ささやき声で話す声優さんたちを見ながらのASMR体験
イベントの後半は、ハンドマイクの電源を切り、ダミーヘッドマイクに声優さんが地声で話しかけながらの進行となった。
登壇者も来場者もその音をイヤモニで聴きながら進むという、珍しい形態でのイベント進行だ。筆者は取材中、イヤモニを着けることができなかったのだが、アナログで周囲の生音をそのまま収録する「しーん」と静まりかえった会場で、登壇者がささやき声で話しかける様子は通常のイベントではなかなか見られないものだった。
アーカイブ動画を聴くと、声優さんが実際に話している声と、来場者の声がいい感じにまざって不思議なリアルさがある。ぜひ動画でも確認してほしい。
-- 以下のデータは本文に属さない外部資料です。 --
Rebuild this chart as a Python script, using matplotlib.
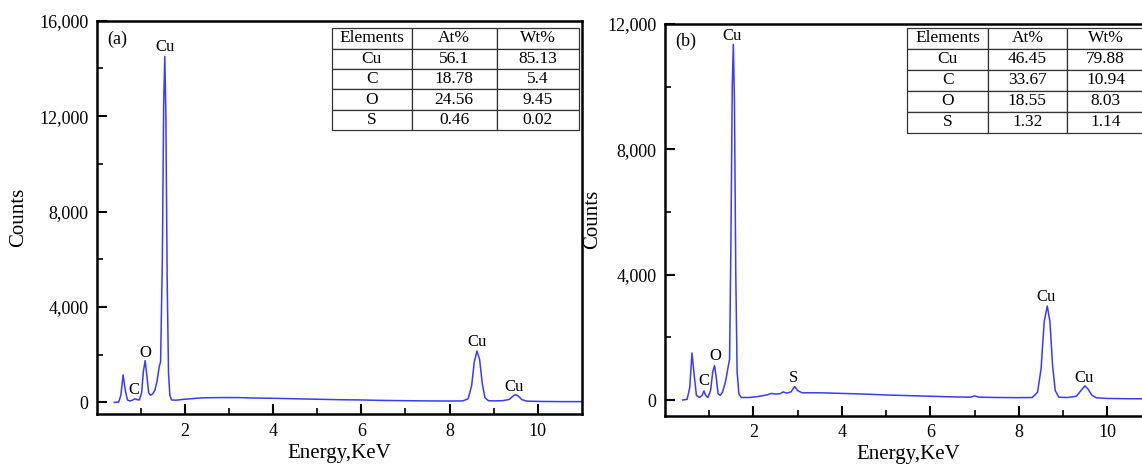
import matplotlib
matplotlib.use("Agg")
import matplotlib.pyplot as plt
from matplotlib.ticker import FixedLocator, MultipleLocator, StrMethodFormatter

plt.rcParams['font.family'] = ['Liberation Serif', 'DejaVu Serif']

# ---------------- data ----------------
energy_a = [0.40, 0.50, 0.55, 0.60, 0.65, 0.70, 0.75, 0.80, 0.85, 0.88, 0.92, 0.97,
            1.02, 1.06, 1.10, 1.14, 1.18, 1.22, 1.27, 1.32, 1.37, 1.42, 1.45, 1.49,
            1.52, 1.545, 1.57, 1.60, 1.63, 1.66, 1.70, 1.80, 2.0, 2.2, 2.4, 2.8,
            3.2, 3.6, 4.0, 4.5, 5.0, 5.5, 6.0, 6.5, 7.0, 7.5, 8.0, 8.3, 8.42, 8.5,
            8.56, 8.62, 8.68, 8.74, 8.80, 8.88, 9.0, 9.2, 9.35, 9.45, 9.50, 9.56,
            9.64, 9.75, 10.0, 10.5, 11.0]
counts_a = [0, 10, 300, 1150, 500, 100, 60, 80, 130, 150, 110, 100,
            400, 1300, 1750, 1100, 400, 300, 350, 500, 900, 1500, 1700, 6000,
            12500, 14500, 12000, 5000, 1200, 300, 100, 90, 130, 160, 190, 200,
            200, 180, 170, 150, 130, 110, 100, 80, 70, 60, 55, 60, 150, 700,
            1700, 2150, 1800, 800, 200, 70, 60, 70, 120, 280, 320, 260,
            110, 50, 40, 30, 30]

energy_b = [0.40, 0.50, 0.56, 0.61, 0.66, 0.71, 0.78, 0.84, 0.88, 0.92, 0.97, 1.03,
            1.08, 1.12, 1.16, 1.20, 1.25, 1.30, 1.37, 1.42, 1.46, 1.49, 1.52, 1.545,
            1.57, 1.60, 1.63, 1.67, 1.72, 1.9, 2.1, 2.3, 2.4, 2.5, 2.6, 2.67, 2.75,
            2.85, 2.93, 3.0, 3.1, 3.5, 4.0, 4.5, 5.0, 5.5, 6.0, 6.5, 6.9, 7.0, 7.1,
            7.5, 8.0, 8.3, 8.42, 8.5, 8.57, 8.64, 8.70, 8.76, 8.82, 8.9, 9.1, 9.3,
            9.4, 9.49, 9.56, 9.65, 9.75, 10.0, 10.5, 11.0]
counts_b = [0, 20, 400, 1500, 800, 150, 80, 150, 290, 150, 80, 300,
            900, 1100, 700, 200, 150, 250, 600, 1000, 1300, 5000, 10000, 11350,
            9500, 4000, 900, 200, 80, 80, 110, 160, 210, 190, 200, 260, 220,
            260, 430, 300, 230, 230, 210, 190, 160, 140, 120, 100, 90, 130, 90,
            80, 75, 80, 250, 1000, 2500, 3000, 2500, 1100, 300, 90, 80, 120,
            300, 450, 350, 150, 70, 50, 40, 40]

peak_labels_a = ["Cu", "O", "C", "Cu", "Cu"]
peak_x_a = [1.55, 1.10, 0.85, 8.63, 9.46]
peak_y_a = [14900, 2060, 530, 2520, 660]

peak_labels_b = ["Cu", "O", "C", "S", "Cu", "Cu"]
peak_x_b = [1.52, 1.14, 0.875, 2.91, 8.61, 9.48]
peak_y_b = [11630, 1390, 610, 715, 3300, 715]

table_cols = ["Elements", "At%", "Wt%"]
elements = ["Cu", "C", "O", "S"]
at_a = ["56.1", "18.78", "24.56", "0.46"]
wt_a = ["85.13", "5.4", "9.45", "0.02"]
at_b = ["46.45", "33.67", "18.55", "1.32"]
wt_b = ["79.88", "10.94", "8.03", "1.14"]

# ---------------- figure ----------------
fig = plt.figure(figsize=(11.42, 4.66), dpi=100)
ax_a = fig.add_axes([0.0846, 0.111, 0.4250, 0.8446])
ax_b = fig.add_axes([0.5823, 0.108, 0.4262, 0.8405])

line_color = '#3a3aff'


def style_axes(ax, ymax, ystep, ylabelpad):
    ax.set_xlim(0, 11)
    ax.set_ylim(-500, ymax)
    ax.xaxis.set_major_locator(FixedLocator([2, 4, 6, 8, 10]))
    ax.xaxis.set_minor_locator(FixedLocator([1, 3, 5, 7, 9]))
    ax.yaxis.set_major_locator(MultipleLocator(ystep))
    ax.yaxis.set_minor_locator(MultipleLocator(ystep / 2))
    ax.yaxis.set_major_formatter(StrMethodFormatter('{x:,.0f}'))
    ax.tick_params(which='major', direction='in', length=7, width=1.5,
                   labelsize=13, top=False, right=False, pad=6)
    ax.tick_params(which='minor', direction='in', length=4, width=1.2,
                   top=False, right=False)
    for s in ax.spines.values():
        s.set_linewidth(1.8)
    ax.set_xlabel('Energy,KeV', fontsize=15, labelpad=3)
    ax.set_ylabel('Counts', fontsize=15, labelpad=ylabelpad)


def add_table(ax, at, wt, bbox, col_widths):
    rows = [[e, a, w] for e, a, w in zip(elements, at, wt)]
    tb = ax.table(cellText=rows, colLabels=table_cols, cellLoc='center',
                  colWidths=col_widths, bbox=bbox)
    tb.auto_set_font_size(False)
    tb.set_fontsize(12.5)
    for cell in tb.get_celld().values():
        cell.set_linewidth(0.9)
        cell.set_edgecolor('#333333')
        cell.set_facecolor('white')
        cell.PAD = 0.02
    return tb


# panel (a)
ax_a.plot(energy_a, counts_a, color=line_color, lw=1.1)
style_axes(ax_a, 16000, 4000, 8)
ax_a.text(0.46, 15200, '(a)', fontsize=13, ha='center', va='center')
for lab, x, y in zip(peak_labels_a, peak_x_a, peak_y_a):
    ax_a.text(x, y, lab, fontsize=12, ha='center', va='center')
add_table(ax_a, at_a, wt_a, [0.484, 0.722, 0.510, 0.259], [0.165, 0.1745, 0.1695])

# panel (b)
ax_b.plot(energy_b, counts_b, color=line_color, lw=1.1)
style_axes(ax_b, 12000, 4000, 4)
ax_b.text(0.47, 11450, '(b)', fontsize=13, ha='center', va='center')
for lab, x, y in zip(peak_labels_b, peak_x_b, peak_y_b):
    ax_b.text(x, y, lab, fontsize=12, ha='center', va='center')
add_table(ax_b, at_b, wt_b, [0.498, 0.722, 0.488, 0.268], [0.166, 0.161, 0.161])

fig.savefig('out.png', dpi=100)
ここでは、耳かきあとの「ふぅ」や添い寝などASMRでよくあるシチュエーションを実演。音の感触を味わうだけでなく、ふぅっと息を吹き掛けるシーンでは、通常のマイクワークにはないノイズになるぐらいのほうがいいそう。強くなりすぎると音が割れてしまうので加減が難しい。小岩井さんいわく「ティッシュペーパーがふわっと動くぐらいの息の強さがいいので、家に帰ったら練習してみて」とのこと。
ほかにも、ダミーヘッドマイクの頭やあごをなでると心地よい音が鳴るほか。耳かきASMRのシナリオによく「ぞりぞり」と書かれているが、これはマイクの少し手前に触れるといいなど、プロならではの視点で演じ方の意見交換がされていた。
綿などの小道具を使って見たり、単に声をかけるだけではなく手をうまく添えたり、触れたりしながらと、演じる側もいろいろと試行錯誤しているそうだ。このあたりのやり取りも有料版にはなるがアーカイブされているので、興味のある人は視聴してほしい。
はたから見ていても驚きと発見の連続だったASMR実演は、登壇する5人の声優さんたち全員から同時に掛けられる「お疲れ様」という声で終了。目の前にはリアルの声優さんたちがいる。来場者にとってはなかなかレアな体験となっただろう。
登壇者の5人もイベントを通じてASMRの魅力を再認識できたとコメント。最後の感想も、ASMRのささやき声で届けた。ステージからASMRの感想を聞かれた、初体験の来場者も「やばかったです」とコメントしていた。
今までにないアプローチでASMRの魅力に迫った今回のイベントは、出演者、機材、そしてシチュエーションのどれをとってもスペシャルなものとなった。